And of them, there’s always concern about if State Farm is contracting or moving jobs elsewhere, like to Georgia, Arizona, or Texas. There’s always concern about proper state funding to ISU and if the university is going to grow like the U of I or contract like Eastern. And there’s especially concern with the health of Rivian, which appears to basically be floating along entirely on Amazon’s dime, and who knows if Bezos will keep making rounding errors in his financing or not.
B-N is a high ceiling and low floor market in future outlook as a result. If State Farm thrives and grows, if ISU has a great incoming class and Springfield doesn’t implode, and if Rivian turns a corner, this’ll be one of the hottest markets in the state. If State Farm contracts in-market, if ISU takes a step back, and if Rivian’s house of cards collapses, B-N is in a lot of trouble.

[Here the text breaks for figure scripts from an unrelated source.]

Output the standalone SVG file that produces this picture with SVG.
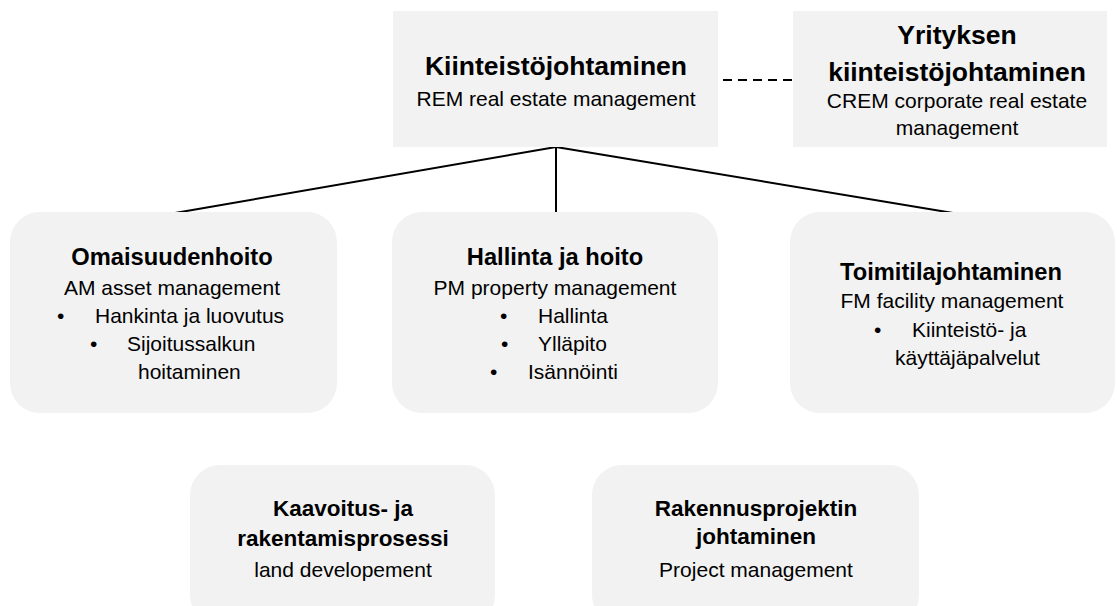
<svg xmlns="http://www.w3.org/2000/svg" width="1117" height="606" viewBox="0 0 1117 606">
  <style>
    .box { fill: #f2f2f2; }
    text { font-family: "Liberation Sans", Arial, sans-serif; fill: #000; }
    .t { font-weight: bold; font-size: 26.5px; text-anchor: middle; }
    .tm { font-weight: bold; font-size: 23.7px; text-anchor: middle; }
    .tb { font-weight: bold; font-size: 22.5px; text-anchor: middle; }
    .s { font-size: 21px; text-anchor: middle; }
    .b { font-size: 21px; }
    .link { stroke: #000; stroke-width: 2; fill: none; }
  </style>

  <g id="connectors">
    <path class="link" d="M556,147 L175,213 M556,147 L556,213 M556,147 L953,213"/>
    <path class="link" d="M723,80 L795,80" stroke-dasharray="9,6"/>
  </g>

  <g id="rem">
    <rect class="box" x="393" y="11" width="325" height="136"/>
    <text class="t" x="556" y="75">Kiinteistöjohtaminen</text>
    <text class="s" x="556" y="106">REM real estate management</text>
  </g>

  <g id="crem">
    <rect class="box" x="793" y="11" width="314" height="136"/>
    <text class="t" x="957" y="44">Yrityksen</text>
    <text class="t" x="957" y="81">kiinteistöjohtaminen</text>
    <text class="s" x="957" y="108">CREM corporate real estate</text>
    <text class="s" x="957" y="135">management</text>
  </g>

  <g id="am">
    <rect class="box" x="10" y="212" width="327" height="201" rx="30"/>
    <text class="tm" x="172" y="265">Omaisuudenhoito</text>
    <text class="s" x="172" y="295">AM asset management</text>
    <text class="b" x="57" y="323">•</text>
    <text class="b" x="95" y="323">Hankinta ja luovutus</text>
    <text class="b" x="90" y="351">•</text>
    <text class="b" x="127" y="351">Sijoitussalkun</text>
    <text class="b" x="138" y="379">hoitaminen</text>
  </g>

  <g id="pm">
    <rect class="box" x="392" y="212" width="326" height="201" rx="30"/>
    <text class="tm" x="555" y="265">Hallinta ja hoito</text>
    <text class="s" x="555" y="295">PM property management</text>
    <text class="b" x="500" y="323">•</text>
    <text class="b" x="538" y="323">Hallinta</text>
    <text class="b" x="501" y="351">•</text>
    <text class="b" x="538" y="351">Ylläpito</text>
    <text class="b" x="490" y="379">•</text>
    <text class="b" x="528" y="379">Isännöinti</text>
  </g>

  <g id="fm">
    <rect class="box" x="790" y="212" width="325" height="201" rx="30"/>
    <text class="tm" x="951" y="280">Toimitilajohtaminen</text>
    <text class="s" x="952" y="308">FM facility management</text>
    <text class="b" x="874" y="337">•</text>
    <text class="b" x="912" y="337">Kiinteistö- ja</text>
    <text class="b" x="895" y="365">käyttäjäpalvelut</text>
  </g>

  <g id="land">
    <rect class="box" x="190" y="465" width="305" height="160" rx="30"/>
    <text class="tb" x="343" y="516">Kaavoitus- ja</text>
    <text class="tb" x="343" y="546">rakentamisprosessi</text>
    <text class="s" x="343" y="577" font-size="20.5">land developement</text>
  </g>

  <g id="project">
    <rect class="box" x="592" y="465" width="327" height="160" rx="30"/>
    <text class="tb" x="756" y="516">Rakennusprojektin</text>
    <text class="tb" x="756" y="544">johtaminen</text>
    <text class="s" x="756" y="577">Project management</text>
  </g>
</svg>
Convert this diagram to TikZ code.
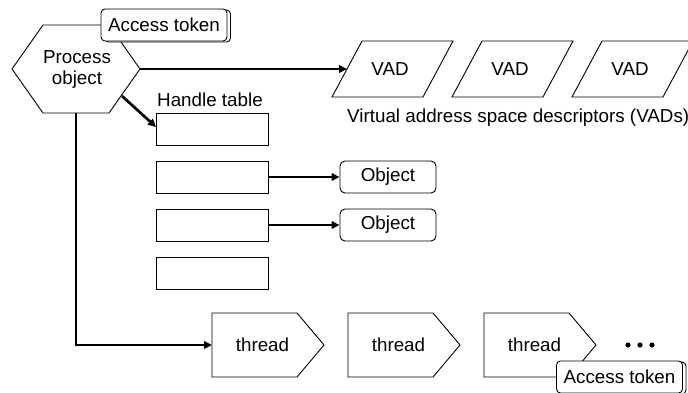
\documentclass[tikz,border=0pt]{standalone}
\usepackage{fontspec}
\setmainfont{Liberation Sans}
\usetikzlibrary{arrows.meta,shadows}
\begin{document}
\begin{tikzpicture}[x=1pt,y=-1pt,
  thinline/.style={line width=0.9pt},
  thickarrow/.style={line width=2.7pt,-{Triangle[length=8pt,width=7.5pt]}},
  lab/.style={font=\fontsize{18.8}{22}\selectfont, inner sep=0pt},
  hbox/.style={draw, line width=0.9pt, minimum width=112pt, minimum height=32pt, inner sep=0pt},
  objbox/.style={draw, line width=0.9pt, fill=white, rounded corners=5pt, minimum width=96pt, minimum height=32pt, inner sep=0pt, font=\fontsize{18.8}{22}\selectfont},
  tokbox/.style={draw, line width=0.9pt, fill=white, rounded corners=4pt, minimum width=126pt, minimum height=32pt, inner sep=0pt, font=\fontsize{18.8}{22}\selectfont, copy shadow={shadow xshift=3.5pt, shadow yshift=-1pt}}
]
\useasboundingbox (0,0) rectangle (688,392);

% process object hexagon
\draw[thinline] (12,69) -- (43,25) -- (109,25) -- (140,69) -- (109,113) -- (43,113) -- cycle;
\node[lab, align=center] (proc) at (77,69) {Process\\[-1pt]object};
\coordinate (pr) at (140,69);
\coordinate (pb) at (76,113);
\coordinate (pd) at (122,96);

% access token 1
\node[tokbox] (tok1) at (164,25) {Access token};

% VADs
\foreach \i/\x in {1/332,2/452,3/572}{
  \draw[thinline] (\x,97) -- (\x+91,97) -- (\x+121,41) -- (\x+30,41) -- cycle;
  \node[lab] (vad\i) at (\x+58,69) {VAD};
}
\coordinate (vadl1) at (347,69);
\draw[thickarrow] (pr) -- (vadl1);
\node[lab, anchor=west] (vadtxt) at (347,118) {Virtual address space descriptors (VADs)};

% handle table
\node[lab, anchor=west] (htlab) at (157,100) {Handle table};
\node[hbox] (h1) at (212,129) {};
\node[hbox] (h2) at (212,177) {};
\node[hbox] (h3) at (212,225) {};
\node[hbox] (h4) at (212,273) {};
\coordinate (h1in) at (156,127);
\draw[thickarrow] (pd) -- (h1in);

\node[objbox] (o1) at (388,177) {Object};
\node[objbox] (o2) at (388,225) {Object};
\draw[thickarrow] (h2.east) -- (o1.west);
\draw[thickarrow] (h3.east) -- (o2.west);

% threads
\foreach \i/\L in {1/212,2/348,3/484}{
  \draw[thinline] (\L,313) -- (\L+85,313) -- (\L+112,345) -- (\L+85,377) -- (\L,377) -- cycle;
  \node[lab] (th\i) at (\L+50.5,345) {thread};
}
\coordinate (thl1) at (212,345);
\draw[thickarrow] (pb) |- (thl1);

% dots
\fill (628,345) circle (2.6pt);
\fill (640,345) circle (2.6pt);
\fill (652,345) circle (2.6pt);

% access token 2
\node[tokbox] (tok2) at (619.5,377) {Access token};
\end{tikzpicture}
\end{document}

Comment by TJ Friday, Mar 1, 24 @ 9:20 am
State Farm has quietly contracted its Bloomington workforce from 15,000 to 13,000 over the past 5+ years. Rivian’s explosive growth allowed State Farm to remain under the radar in this regard. With another year of large underwriting losses don’t expect them to grow Bloomington employment. If anything they will reduce headcount.
I think ISU employment will be basically flat or increase slightly, so hope for continued growth from Rivian.

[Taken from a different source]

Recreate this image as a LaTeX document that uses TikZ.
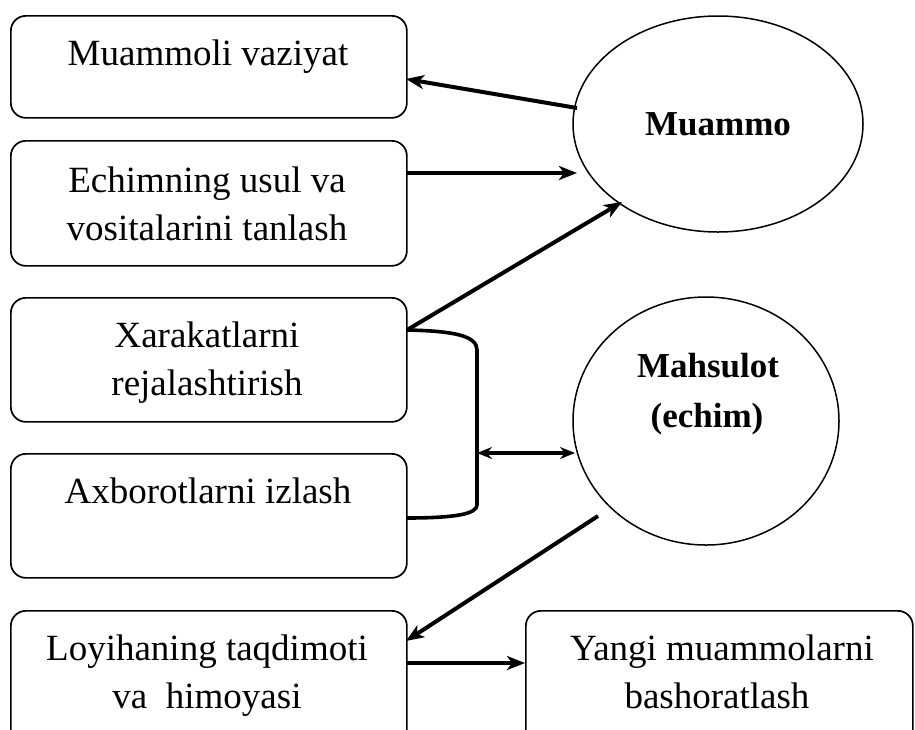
\documentclass[tikz,border=0pt]{standalone}
\usepackage{fontspec}
\setmainfont{Liberation Serif}
\usetikzlibrary{shapes.geometric,arrows.meta}
\begin{document}
\begin{tikzpicture}[x=1pt,y=-1pt,
  box/.style={draw,line width=1.7pt,rounded corners=15pt,anchor=north west,inner sep=0pt},
  oval/.style={draw,ellipse,line width=1.5pt,inner sep=0pt},
  txt/.style={font=\fontsize{37}{48}\selectfont,anchor=base,inner sep=0pt},
  btxt/.style={font=\fontsize{35}{48}\selectfont\bfseries,anchor=base,inner sep=0pt},
  arr/.style={line width=4pt,-{Stealth[length=18pt,width=14pt,inset=5pt]}},
  darr/.style={line width=3.6pt,{Stealth[length=15pt,width=12pt,inset=5pt]}-{Stealth[length=15pt,width=12pt,inset=5pt]}},
  brk/.style={line width=3.6pt}]
\useasboundingbox (0,0) rectangle (915,729);
\clip (0,0) rectangle (915,729);
\fill[white] (0,0) rectangle (915,729);

% boxes
\node[box,minimum width=396pt,minimum height=102pt] (b1) at (10,15) {};
\node[box,minimum width=396pt,minimum height=125pt] (b2) at (10,140) {};
\node[box,minimum width=396pt,minimum height=124pt] (b3) at (10,297) {};
\node[box,minimum width=396pt,minimum height=124pt] (b4) at (10,453) {};
\node[box,minimum width=396pt,minimum height=135pt] (b5) at (10,610) {};
\node[box,minimum width=387pt,minimum height=135pt] (b6) at (525,610) {};

% ellipses
\node[oval,minimum width=290pt,minimum height=216pt] (muammo) at (718,124) {};
\node[oval,minimum width=266pt,minimum height=248pt] (mahsulot) at (706,421) {};

% texts
\node[txt] (t1) at (208,65) {Muammoli vaziyat};
\node[txt] (t2a) at (207,192) {Echimning usul va};
\node[txt] (t2b) at (207,240) {vositalarini tanlash};
\node[txt] (t3a) at (207,347) {Xarakatlarni};
\node[txt] (t3b) at (207,395) {rejalashtirish};
\node[txt] (t4) at (208,503) {Axborotlarni izlash};
\node[txt] (t5a) at (207,660) {Loyihaning taqdimoti};
\node[txt] (t5b) at (207,708) {va\ \ himoyasi};
\node[txt] (t6a) at (722,660) {Yangi muammolarni};
\node[txt] (t6b) at (717,708) {bashoratlash};
\node[btxt] (tm) at (718,135) {Muammo};
\node[btxt] (tp1) at (708,377) {Mahsulot};
\node[btxt] (tp2) at (707,427) {(echim)};

% connector end points
\coordinate (m1) at (577,108);
\coordinate (b1in) at (406,79);
\coordinate (b2out) at (406,173);
\coordinate (m2) at (577,173);
\coordinate (b3out) at (407,330);
\coordinate (m3) at (622,202);
\coordinate (br1) at (477,350);
\coordinate (br2) at (477,505);
\coordinate (b4out) at (406,518);
\coordinate (brm) at (477,453);
\coordinate (p1) at (575,453);
\coordinate (p2) at (598,516);
\coordinate (b5in) at (406,641);
\coordinate (b5out) at (406,663);
\coordinate (b6in) at (b6.west |- b5out);

% connectors
\draw[arr] (m1) -- (b1in);
\draw[arr] (b2out) -- (m2);
\draw[arr] (b3out) -- (m3);
\draw[brk] (b3out) .. controls (455,331) and (477,336) .. (br1) -- (br2)
  .. controls (477,514) and (455,518) .. (b4out);
\draw[darr] (brm) -- (p1);
\draw[arr] (p2) -- (b5in);
\draw[arr] (b5out) -- (b6in);
\end{tikzpicture}
\end{document}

Comment by Independent Friday, Mar 1, 24 @ 10:21 am
Brandon Johnson finally woke up and a year in started a dialogue with the business community. Maybe the socialist wing will wake up and realize that there is no money fairy and taxes come from tax paying businesses and individuals. I miss Rahm. He actually understood this long-forgotten concept.
Comment by Always something Friday, Mar 1, 24 @ 10:23 am
It was the best of times; it was the worst of times …
Could have been better, but it also could have been a lot worse. So it’s generally good …
Hopefully, all the corporate recruiting that JB has been engaged in will continue to pay off. And hopefully in another year the medical sector will have stabilized from the lack of covid dollars, and be back in a hiring mode to correct from all the cuts the past year.
Comment by RNUG Friday, Mar 1, 24 @ 11:27 am
Interesting, as the Chicagoland region was just named the best spot for corporate investment for the 11th year in a row and Illinois is 2nd in total number of capital investment projects in the country only behind Texas but in front of California, NY, and others. This was from Site Selection Magazine.
Comment by Frida's boss Friday, Mar 1, 24 @ 11:41 am
And with a different take; Moodys uses some great modifiers for each of the regions.
Comment by Just a Citizen Friday, Mar 1, 24 @ 12:33 pm
They don’t even mention counties south of I-64. The economy must be booming in the deep south.
Comment by Good citizen Friday, Mar 1, 24 @ 12:34 pm
“Chicago’s economy is showing signs of fatigue.”
Chicago metro is still great for corporate investments, winning again, 11 years in a row. Presently there are added dynamics in attracting talent to Illinois: repressive laws in other states that are reportedly driving some to leave.